5. Philippians 2:5-11: Philippians is one of the most extraordiary books of the New Testament. It's a letter written by the apostle Paul to the church in the Greek city of Philippi. Paul founded the church, with the help of his traveling companions, during his second missionary journey, recorded in Acts 16:11-40. The letter was written in about 61AD in Rome, where Paul was a prisoner for his faith in Jesus Christ.

In spite of Paul's grim circumstances, the letter is filled with joy. That joy is rooted in Jesus Christ, Paul says.

6. In our lesson, Paul urged the Philippians to interact with one another with humility. Humility is a repudiation of selfishness and conceit, an embrace of mutual encouragement and servanthood. "Do nothing from selfish ambition or conceit," Paul writes in the verses just before those of our lesson appear, "but in humility regard others as better than yourselves. Let each of you look not to your own interests, but to the interests of others."

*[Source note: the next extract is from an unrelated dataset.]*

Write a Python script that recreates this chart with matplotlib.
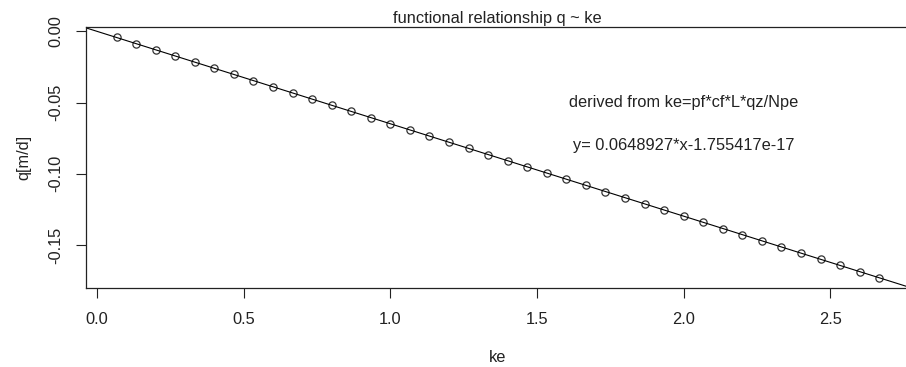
import matplotlib
matplotlib.use("Agg")
import matplotlib.pyplot as plt

plt.rcParams['font.family'] = ['Liberation Sans', 'DejaVu Sans']

# ke values and q values
ke = [0.067, 0.133, 0.200, 0.267, 0.333, 0.400, 0.467, 0.533, 0.600, 0.667,
      0.733, 0.800, 0.867, 0.933, 1.000, 1.067, 1.133, 1.200, 1.267, 1.333,
      1.400, 1.467, 1.533, 1.600, 1.667, 1.733, 1.800, 1.867, 1.933, 2.000,
      2.067, 2.133, 2.200, 2.267, 2.333, 2.400, 2.467, 2.533, 2.600, 2.667]
q = [-0.00433, -0.00865, -0.01298, -0.01730, -0.02163, -0.02596, -0.03028, -0.03461,
     -0.03894, -0.04326, -0.04759, -0.05191, -0.05624, -0.06057, -0.06489, -0.06922,
     -0.07355, -0.07787, -0.08220, -0.08652, -0.09085, -0.09518, -0.09950, -0.10383,
     -0.10815, -0.11248, -0.11681, -0.12113, -0.12546, -0.12979, -0.13411, -0.13844,
     -0.14276, -0.14709, -0.15142, -0.15574, -0.16007, -0.16439, -0.16872, -0.17305]
slope = -0.0648927
intercept = -1.755417e-17
xticks = [0.0, 0.5, 1.0, 1.5, 2.0, 2.5]
yticks = [0.00, -0.05, -0.10, -0.15]

fig = plt.figure(figsize=(9.06, 3.67), dpi=100)
ax = fig.add_axes([86/906, 1-288.3/367, (910-86)/906, (288.3-27.3)/367])

ax.plot(ke, q, linestyle='none', marker='o', markersize=5.2,
        markerfacecolor='none', markeredgecolor='#333333', markeredgewidth=0.9)
ax.axline((0, intercept), slope=slope, color='black', linewidth=0.8)

ax.set_xlim(-0.037, 2.771)
ax.set_ylim(-0.1804, 0.0028)
ax.set_xticks(xticks)
ax.set_xticklabels(['0.0', '0.5', '1.0', '1.5', '2.0', '2.5'])
ax.set_yticks(yticks)
ax.set_yticklabels(['0.00', '-0.05', '-0.10', '-0.15'], rotation=90, va='center')
ax.tick_params(axis='both', length=7, width=0.8, color='#222222', labelsize=11.8,
               labelcolor='#222222')
ax.tick_params(axis='x', pad=10)
ax.tick_params(axis='y', pad=9.5)
for s in ax.spines.values():
    s.set_linewidth(0.9)
    s.set_color('#222222')

ax.text(2.0, -0.0503, 'derived from ke=pf*cf*L*qz/Npe', ha='center', va='center',
        fontsize=11.8, color='#222222')
ax.text(2.0, -0.0805, 'y= 0.0648927*x-1.755417e-17', ha='center', va='center',
        fontsize=11.8, color='#222222')

fig.text(497/906, 1-23/367, 'functional relationship q ~ ke', ha='center',
         va='baseline', fontsize=11.8, color='#222222')
fig.text(24/906, 1-157.8/367, 'q[m/d]', rotation=90, ha='center', va='center',
         fontsize=11.8, color='#222222')
fig.text(498/906, 1-357/367, 'ke', ha='center', va='center', fontsize=11.8,
         color='#222222')

fig.savefig('out.png', dpi=100)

This is subversive stuff. We all recoil at the selfishness we see in others. Yet we tend to rationalize that our selfishness is okay. But if everybody always looks out for number 1, chaos ensues, as we see in an American society that puts a high premium on indivdualism.

The call to follow Jesus is a call to think less of me, to think of God and others.

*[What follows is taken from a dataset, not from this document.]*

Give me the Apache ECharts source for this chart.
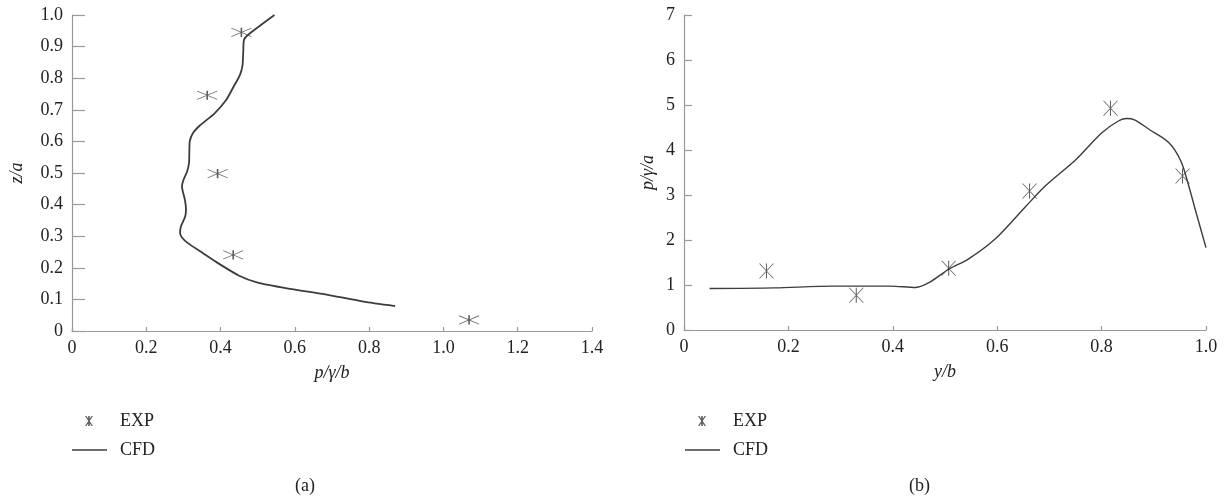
<!DOCTYPE html>
<html>
<head>
<meta charset="utf-8">
<style>html,body{margin:0;padding:0;background:#fff;}#c{width:1227px;height:504px;}</style>
<script src="https://cdn.jsdelivr.net/npm/echarts@6/dist/echarts.min.js"></script>
</head>
<body>
<div id="c"></div>
<script>
// ---- Data (a) ----
var expA = [[0.456,0.945],[0.364,0.746],[0.392,0.498],[0.434,0.241],[1.069,0.035]];
var cfdA = [[0.870,0.079],[0.785,0.093],[0.682,0.116],[0.579,0.135],[0.500,0.153],[0.450,0.175],[0.394,0.214],[0.353,0.246],[0.312,0.278],[0.296,0.296],[0.291,0.309],[0.293,0.330],[0.304,0.360],[0.307,0.383],[0.304,0.415],[0.296,0.457],[0.300,0.478],[0.310,0.505],[0.315,0.531],[0.316,0.570],[0.317,0.600],[0.325,0.625],[0.345,0.651],[0.384,0.689],[0.415,0.731],[0.435,0.773],[0.452,0.810],[0.459,0.840],[0.461,0.880],[0.463,0.921],[0.476,0.939],[0.545,1.0]];
var xTicksA = [0,0.2,0.4,0.6,0.8,1.0,1.2,1.4];
var yTicksA = [0,0.1,0.2,0.3,0.4,0.5,0.6,0.7,0.8,0.9,1.0];
// ---- Data (b) ----
var expB = [[0.158,1.31],[0.330,0.775],[0.507,1.37],[0.662,3.09],[0.817,4.93],[0.955,3.42]];
var cfdB = [[0.049,0.923],[0.173,0.935],[0.284,0.975],[0.395,0.975],[0.444,0.945],[0.470,1.056],[0.507,1.35],[0.544,1.57],[0.596,2.02],[0.655,2.75],[0.692,3.20],[0.751,3.79],[0.800,4.38],[0.833,4.65],[0.848,4.70],[0.863,4.67],[0.892,4.45],[0.929,4.16],[0.952,3.75],[0.967,3.20],[0.981,2.61],[1.0,1.83]];
var xTicksB = [0,0.2,0.4,0.6,0.8,1.0];
var yTicksB = [0,1,2,3,4,5,6,7];

var FONT = '"Liberation Serif","Times New Roman",serif';
var FS = 18;
var AX = '#999';
var LINE = '#3c3c3c';
var MARK = '#333';

// asterisk symbols (filled thin strokes)
var symA = 'path://M-10,-4.6L10,3.8L10,4.6L-10,-3.8Z M-10,3.8L10,-4.6L10,-3.8L-10,4.6Z M-0.8,-4.6L0.8,-4.6L0.8,4.6L-0.8,4.6Z';
var symB = 'path://M-7.5,-7.5L-6.5,-7.5L7.5,7.5L6.5,7.5Z M6.5,-7.5L7.5,-7.5L-6.5,7.5L-7.5,7.5Z M-0.5,-7.5L0.5,-7.5L0.5,7.5L-0.5,7.5Z';
var symLeg = 'path://M-4,-5L-2.6,-5L4,5L2.6,5Z M2.6,-5L4,-5L-2.6,5L-4,5Z M-0.8,-5L0.8,-5L0.8,5L-0.8,5Z';
var lineIcon = 'path://M0,0L35,0L35,1.3L0,1.3Z';

function fmt1(v){ return v === 0 ? '0' : v.toFixed(1); }

function xAxisCfg(gi, ticks, name, fmt){
  return {
    type:'value', gridIndex:gi, min:ticks[0], max:ticks[ticks.length-1], interval:ticks[1]-ticks[0],
    name:name, nameLocation:'middle', nameGap:33,
    nameTextStyle:{fontFamily:FONT, fontSize:FS, fontStyle:'italic', color:'#222'},
    axisLine:{show:true, lineStyle:{color:AX, width:1.2}},
    axisTick:{show:true, inside:true, length:4, lineStyle:{color:AX, width:1.2}},
    axisLabel:{fontFamily:FONT, fontSize:FS, color:'#222', margin:8, formatter:fmt, showMinLabel:true, showMaxLabel:true},
    splitLine:{show:false}
  };
}
function yAxisCfg(gi, ticks, name, fmt, gap, tickLen){
  return {
    type:'value', gridIndex:gi, min:ticks[0], max:ticks[ticks.length-1], interval:ticks[1]-ticks[0],
    name:name, nameLocation:'middle', nameGap:gap,
    nameTextStyle:{fontFamily:FONT, fontSize:FS, fontStyle:'italic', color:'#222'},
    axisLine:{show:true, lineStyle:{color:AX, width:1.2}},
    axisTick:{show:true, inside:true, length:tickLen, lineStyle:{color:AX, width:1.2}},
    axisLabel:{fontFamily:FONT, fontSize:FS, color:'#222', margin:9, formatter:fmt, showMinLabel:true, showMaxLabel:true},
    splitLine:{show:false}
  };
}
function legendCfg(left, top, name, icon, w, h, textPad){
  return {
    left:left, top:top, orient:'vertical', selectedMode:false, padding:0,
    itemWidth:w, itemHeight:h, symbolKeepAspect:true,
    data:[{name:name, icon:icon}],
    textStyle:{fontFamily:FONT, fontSize:FS, color:'#222', padding:[0,0,0,textPad]}
  };
}

var chart = echarts.init(document.getElementById('c'), null, {renderer:'canvas'});
chart.setOption({
  animation:false,
  backgroundColor:'#fff',
  grid:[
    {left:72, top:15, right:635, bottom:173},
    {left:684, top:15, right:21, bottom:174}
  ],
  xAxis:[
    xAxisCfg(0, xTicksA, 'p/γ/b', fmt1),
    xAxisCfg(1, xTicksB, 'y/b', fmt1)
  ],
  yAxis:[
    yAxisCfg(0, yTicksA, 'z/a', fmt1, 46, 13),
    yAxisCfg(1, yTicksB, 'p/γ/a', function(v){return String(v);}, 27, 8)
  ],
  legend:[
    legendCfg(85, 412, 'EXP', symLeg, 8, 10, 22),
    legendCfg(72, 441, 'CFD', lineIcon, 35, 10, 8),
    legendCfg(698, 412, 'EXP', symLeg, 8, 10, 22),
    legendCfg(685, 441, 'CFD', lineIcon, 35, 10, 8)
  ],
  graphic:[
    {type:'text', left:295, top:477, style:{text:'(a)', font:FS + 'px ' + FONT, fill:'#222'}},
    {type:'text', left:909, top:477, style:{text:'(b)', font:FS + 'px ' + FONT, fill:'#222'}}
  ],
  series:[
    {name:'CFD', type:'line', xAxisIndex:0, yAxisIndex:0, data:cfdA, showSymbol:false, smooth:0.2,
     color:LINE, lineStyle:{color:LINE, width:1.8}},
    {name:'EXP', type:'scatter', xAxisIndex:0, yAxisIndex:0, data:expA, symbol:symA, symbolSize:[20,9.2],
     color:MARK, itemStyle:{color:MARK}},
    {name:'CFD', type:'line', xAxisIndex:1, yAxisIndex:1, data:cfdB, showSymbol:false, smooth:0.3,
     color:LINE, lineStyle:{color:LINE, width:1.4}},
    {name:'EXP', type:'scatter', xAxisIndex:1, yAxisIndex:1, data:expB, symbol:symB, symbolSize:[15,15],
     color:MARK, itemStyle:{color:MARK}}
  ]
});
</script>
</body>
</html>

7. And as our lesson demonstrates, in calling us to love God supremely and to love our neighbor as we love ourselves, God isn't calling us to do any more than He Himself has done in Jesus Christ.

8. The words of our lesson probably were the lyrics of a song the early Church sang when it worshiped together.

9. Matthew 21:1-11: It's interesting to note that this lesson begins on the road from Jericho to Jerusalem, the very road on which Jesus set His fictional parable of the Good Samaritan. In that story, Jesus told about what happened to a man who was traveling in the opposite direction. The road was filled with rocky crags and hiding places and thieves often used it to terrorize travelers. It was an ominous place and may suggest, in a literary sense, the "ambush" that awaits Jesus in Jerusalem.

10. Each of the accounts of Jesus' entry into Jerusalem on what we call Palm Sunday differs. For example, only John mentions palms. (Mark does speak of "leafy branches" as well as cloaks. Luke talks only about people's cloaks. Matthew speaks of cloaks and "cut branches.") Irrespective of the Gospels' differences however, Jesus is welcomed like a conquering hero.

11. However, Jesus' mode of transportation should have indicated something of His intentions. If Jesus had martial intentions, He would have entered the city on a steed. Instead, Jesus chose to ride into the holy city on a donkey, a symbol of peace, of the homely pursuits of everyday life untouched by military power plays.

12. The disciples and the crowd hail Jesus as the rightful heir of David. "Hosanna" is a Hebrew word meaning, "Save now." The word was customarily used in the liturgy for the Feast of Tabernacles, the Jewish festival of the harvest. (This is the word found in Psalm 118:25, quoted here by the crowd.)

13. The last verse of the Gospel lesson sets us up for what follows. Despite their acclamations, the crowd still doesn't "get" Jesus. The most they can say of Him as that He is a prophet. They have little notion that He has come to do battle with their sins. They only see Him as the instrument of their selfish, self-centered desires. Their disappointment with Jesus will lead the crowds, in just a few days, to call for His blood.